● Record list
┌──
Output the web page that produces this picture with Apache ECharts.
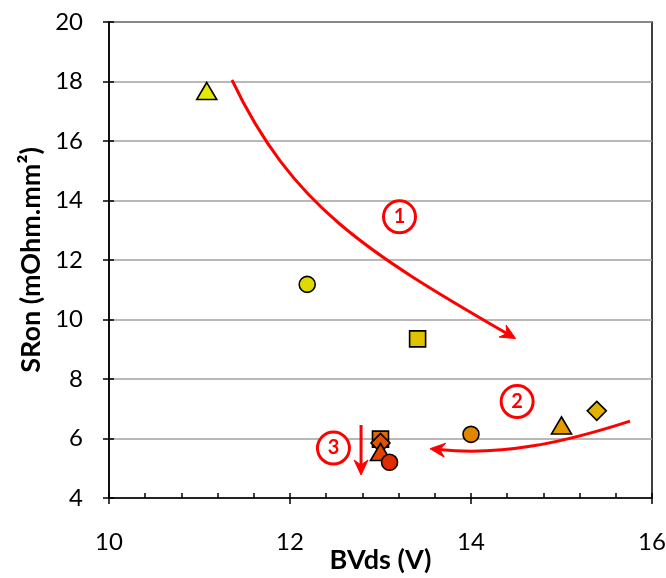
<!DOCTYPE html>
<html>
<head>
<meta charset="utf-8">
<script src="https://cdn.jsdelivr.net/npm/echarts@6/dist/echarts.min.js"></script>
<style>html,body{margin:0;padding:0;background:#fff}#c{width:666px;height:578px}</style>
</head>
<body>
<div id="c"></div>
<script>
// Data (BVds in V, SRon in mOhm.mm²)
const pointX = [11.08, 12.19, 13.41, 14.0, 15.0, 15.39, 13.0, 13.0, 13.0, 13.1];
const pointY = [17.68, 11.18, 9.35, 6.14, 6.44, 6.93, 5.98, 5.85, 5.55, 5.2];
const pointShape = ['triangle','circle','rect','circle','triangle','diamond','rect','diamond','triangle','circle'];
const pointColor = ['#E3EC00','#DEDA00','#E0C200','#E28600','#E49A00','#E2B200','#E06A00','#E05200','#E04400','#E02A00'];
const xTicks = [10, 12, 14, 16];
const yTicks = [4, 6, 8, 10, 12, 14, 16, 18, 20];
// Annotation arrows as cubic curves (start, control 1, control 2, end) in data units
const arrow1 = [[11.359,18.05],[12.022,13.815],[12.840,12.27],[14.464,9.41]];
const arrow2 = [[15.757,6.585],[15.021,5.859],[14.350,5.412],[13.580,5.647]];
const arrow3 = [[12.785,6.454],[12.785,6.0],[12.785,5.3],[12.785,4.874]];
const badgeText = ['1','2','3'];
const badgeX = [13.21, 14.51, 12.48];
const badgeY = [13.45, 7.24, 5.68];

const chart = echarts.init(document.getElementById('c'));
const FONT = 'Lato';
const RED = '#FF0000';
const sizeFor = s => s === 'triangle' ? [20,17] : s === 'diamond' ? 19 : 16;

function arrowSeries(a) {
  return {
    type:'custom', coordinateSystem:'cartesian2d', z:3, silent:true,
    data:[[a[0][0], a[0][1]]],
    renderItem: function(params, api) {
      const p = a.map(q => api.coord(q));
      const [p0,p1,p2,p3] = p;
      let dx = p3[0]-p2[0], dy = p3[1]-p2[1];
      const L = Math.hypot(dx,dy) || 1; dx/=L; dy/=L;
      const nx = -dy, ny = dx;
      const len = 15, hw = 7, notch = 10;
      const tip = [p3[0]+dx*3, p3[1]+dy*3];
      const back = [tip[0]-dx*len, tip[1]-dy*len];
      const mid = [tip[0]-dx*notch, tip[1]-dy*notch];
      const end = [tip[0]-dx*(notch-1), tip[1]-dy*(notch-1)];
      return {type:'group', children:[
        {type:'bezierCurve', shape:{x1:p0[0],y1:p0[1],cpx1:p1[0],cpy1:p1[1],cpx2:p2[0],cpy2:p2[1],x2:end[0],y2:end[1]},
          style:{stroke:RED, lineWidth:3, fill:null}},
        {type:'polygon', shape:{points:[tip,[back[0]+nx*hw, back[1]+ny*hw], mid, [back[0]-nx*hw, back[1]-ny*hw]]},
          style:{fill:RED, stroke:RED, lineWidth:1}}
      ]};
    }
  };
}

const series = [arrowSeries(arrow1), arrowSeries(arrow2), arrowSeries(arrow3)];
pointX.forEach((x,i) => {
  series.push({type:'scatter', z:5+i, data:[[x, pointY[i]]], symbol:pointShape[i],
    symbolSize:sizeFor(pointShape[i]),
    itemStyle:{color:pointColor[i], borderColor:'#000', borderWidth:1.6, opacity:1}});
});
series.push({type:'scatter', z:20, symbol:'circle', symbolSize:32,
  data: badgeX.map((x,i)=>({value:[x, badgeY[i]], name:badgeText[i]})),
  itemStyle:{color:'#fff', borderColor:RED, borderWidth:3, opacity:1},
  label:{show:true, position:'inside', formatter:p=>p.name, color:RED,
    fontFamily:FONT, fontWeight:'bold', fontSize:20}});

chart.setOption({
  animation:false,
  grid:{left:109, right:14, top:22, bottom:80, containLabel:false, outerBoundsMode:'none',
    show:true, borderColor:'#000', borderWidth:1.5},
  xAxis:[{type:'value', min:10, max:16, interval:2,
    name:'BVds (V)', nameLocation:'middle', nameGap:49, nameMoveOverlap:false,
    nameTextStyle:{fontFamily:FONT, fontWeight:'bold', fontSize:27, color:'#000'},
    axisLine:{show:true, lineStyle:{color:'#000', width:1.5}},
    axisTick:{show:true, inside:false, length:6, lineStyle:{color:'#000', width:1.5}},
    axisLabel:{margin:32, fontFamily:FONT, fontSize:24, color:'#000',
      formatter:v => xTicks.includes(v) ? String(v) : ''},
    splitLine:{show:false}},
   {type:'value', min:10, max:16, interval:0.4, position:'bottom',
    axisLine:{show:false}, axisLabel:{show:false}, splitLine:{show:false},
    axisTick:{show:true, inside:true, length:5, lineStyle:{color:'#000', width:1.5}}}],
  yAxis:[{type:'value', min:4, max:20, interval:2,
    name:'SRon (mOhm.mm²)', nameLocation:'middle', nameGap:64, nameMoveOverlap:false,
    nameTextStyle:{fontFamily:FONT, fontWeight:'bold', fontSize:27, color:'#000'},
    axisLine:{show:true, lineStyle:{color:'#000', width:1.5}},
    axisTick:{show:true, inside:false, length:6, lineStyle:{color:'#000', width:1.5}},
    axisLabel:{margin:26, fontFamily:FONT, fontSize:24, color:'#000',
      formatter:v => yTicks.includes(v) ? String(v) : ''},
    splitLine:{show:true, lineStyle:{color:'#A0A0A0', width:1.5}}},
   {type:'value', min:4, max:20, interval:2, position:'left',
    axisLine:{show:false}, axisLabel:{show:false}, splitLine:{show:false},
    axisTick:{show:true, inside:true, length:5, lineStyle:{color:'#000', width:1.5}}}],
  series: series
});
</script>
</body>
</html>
└──
┌──
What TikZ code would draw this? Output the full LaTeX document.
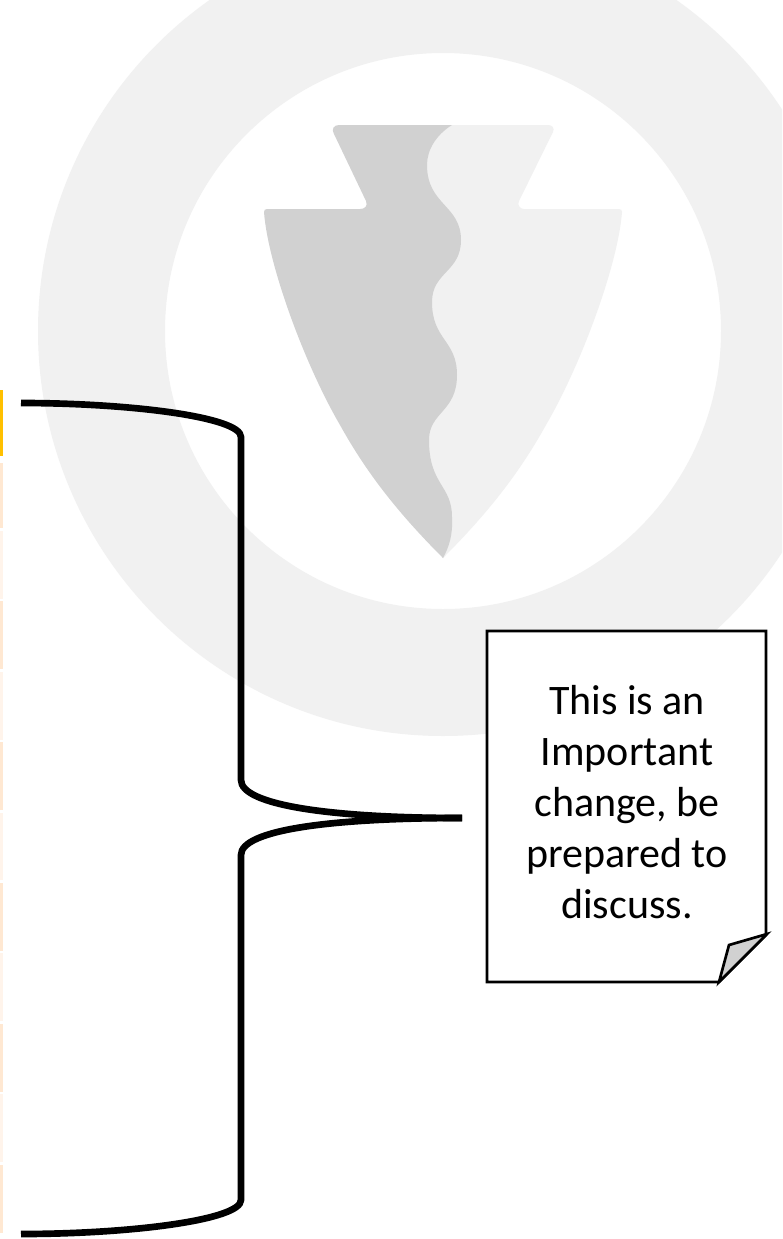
└──
● Direction
Tell how many lines of the records above hold the string "Output". Give no other text.

● Solution
2